Many Nationalists, One Threat
There are two ironies in the nationalist notion that voting for the opposition is voting against the country and the first one is this: Although nationalist politicians promise to preserve the distinctive character of their country, the threat they are all fighting, namely, their political opposition and their critics, and the terms they use to describe this threat, is always the same.
Take India, for example, where, for years now, opponents and critics of Prime Minister Narendra Modi and his ruling Bharatiya Janata Party have been branded as anti-nationals. Modi has gone out of his way to ding Sonia Gandhi, the matriarch of the family at the helm of the opposition Congress Party, for her Italian origins, calling into question her and her family’s legitimacy as authentically Indian. But Modi and his allies are not only questioning Sonia’s authenticity. He has also branded a wide swath of people who have protested him and his party—from journalists to lawyers—as “anti-national.” (His challenger, Congress’ Rahul Gandhi, Sonia’s son, has tried to flip this rhetoric, saying that it is Modi who is the traitor for inciting ethnic violence, but that has thus far proved an unsuccessful political strategy.) Incidentally, vilifying the opposition as anti-national is not the only thing that the BJP has picked up from its illiberal peers abroad. Undocumented immigration from neighboring countries had not been a huge issue in India. But after noticing that nativist attacks worked well for Donald Trump in the 2016 election, Modi’s Home Minister, Amit Shah, took to condemning Muslim immigrants as “termites” who should be thrown into the Bay of Bengal.
Nor is this an isolated incident of authoritarians’ copycatting each other. The US Republican Party and Hungary’s Fidesz, for example, have forged a mutual admiration society (with Hungary, in turn, having passed legislation against NGOs that looked remarkably similar to Russia’s own efforts a few years prior). Meanwhile, in Israel there had, earlier this year, been open discussion of whether the radical judicial reforms proposed by the hard-right Benjamin Netanyahu government that were roiling the country before the heinous Hamas attack were lifted from Hungary and Poland.
But returning to Trump: He not only alleged that he was the only possible rightful winner of the 2020 presidential election, but that he was the only candidate who loved the United States. In 2019, when he launched his reelection bid, Trump said that Democrats “want to destroy our country.” Nor did he drop such hyperbole after leaving office: Earlier this summer, he asserted that President Joe Biden and the Democrats hate America.

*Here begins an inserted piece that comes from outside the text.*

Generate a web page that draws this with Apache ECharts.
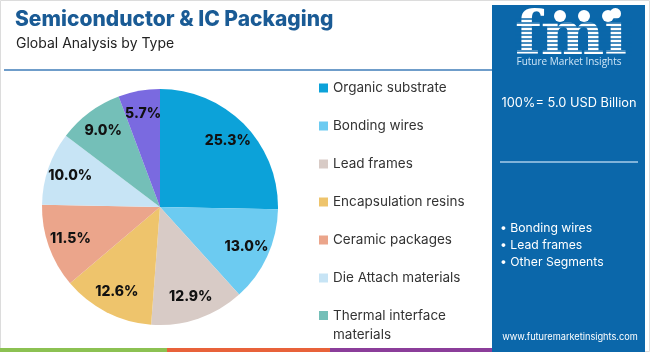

Trump has also alleged that those contesting him are not legitimate political opponents, but, in a throwback to the Red Scare of the 1950s, “Marxists” and “Communists.” (It is true that Biden has also said that Trump is a threat to democracy; in this case, however, Biden is speaking about a person who actually did try to overturn an election.)
Moreover, these politicians aren’t just saying that they are the only real politicians, they are also saying that their voters are the only real voters. They slam those who vote for the opposition as city dwellers or overeducated or rootless cosmopolites who have forfeited their claim to being the “Real People.” In the United States, this led directly to political violence since those who stormed the Capitol on Jan. 6, 2021 claimed that they were there to take their country back, as if the country also doesn’t belong to those who voted against Trump.
The idea of the “Real America” did not start with Donald Trump, though. Ahead of the 2008 presidential election, one of John McCain’s advisors said that north Virginia, which is Democrat-leaning and where a third of the state’s voters lives, was not “real Virginia.” But the strategy went into overdrive after Trump became the spiritual head of the Republican Party. (Trump also does more niche versions of this, for example, by repeatedly arguing that to really be a good American Jewish voter, an American Jew should vote for him.)
The populist politicians from Warsaw to Washington are insisting that only some voters and groups—which is to say only some citizens—can be considered “real,” but the Modi government is perhaps going farther than all. It is using the “anti-national” label to neutralize critics condemning his citizenship reforms that would strip millions of Muslims of their citizenship. Only those who align themselves with this faith cleansing agenda, as far as Modi and his allies are concerned, can be considered true Indians.
A few weeks ago, the Indian press experienced what is being characterized by some as the biggest crackdown on its freedom in the country’s history. Authorities conducted a coordinated raid on the homes and offices of 45 journalists using the Unlawful Activities Prevention Act, a draconian law that was meant to snag terrorists but is now being wielded against those considered—wait for it!— “anti-nationals.” Trump dangerously called the press the “enemy of the people” somewhat metaphorically. In India, the metaphor has become literal.
Seemingly all nationalists everywhere have the same enemy: The opposition, the press, and the populace that won’t vote for them.
One Nation, One Party
And that brings us to the second irony, namely, that once the mortal enemies of the nation have been “exterminated,” what’s left in each case is the same:
In calling their enemies anti-nationals, these nationalists are seeking, votes, yes, but they are also doing another thing: They are changing their relationship with the nation so that they are no longer there to serve it. Rather, the nation is there to serve them. They are bigger than the nation. Their stature is higher. They are not mere politicians who have to engage in politics to win the favor of voters. They are the only legitimate rulers who are owed loyalty by all. The nation, in this vision, is not made up of varied opinions and robust criticisms and disagreements and civil society. The nation is just a big party—their party and, little by little, the nation’s variety and diversity has to be erased and the nation made synonymous with the one and only true party.
All this demonstrates that though the populist nationalist project promises to protect each country’s distinct identity, ultimately, it makes each just like its other populist peers. To preserve the nation, the nationalists would disappear the nation.
This is a fundamentally totalitarian vision.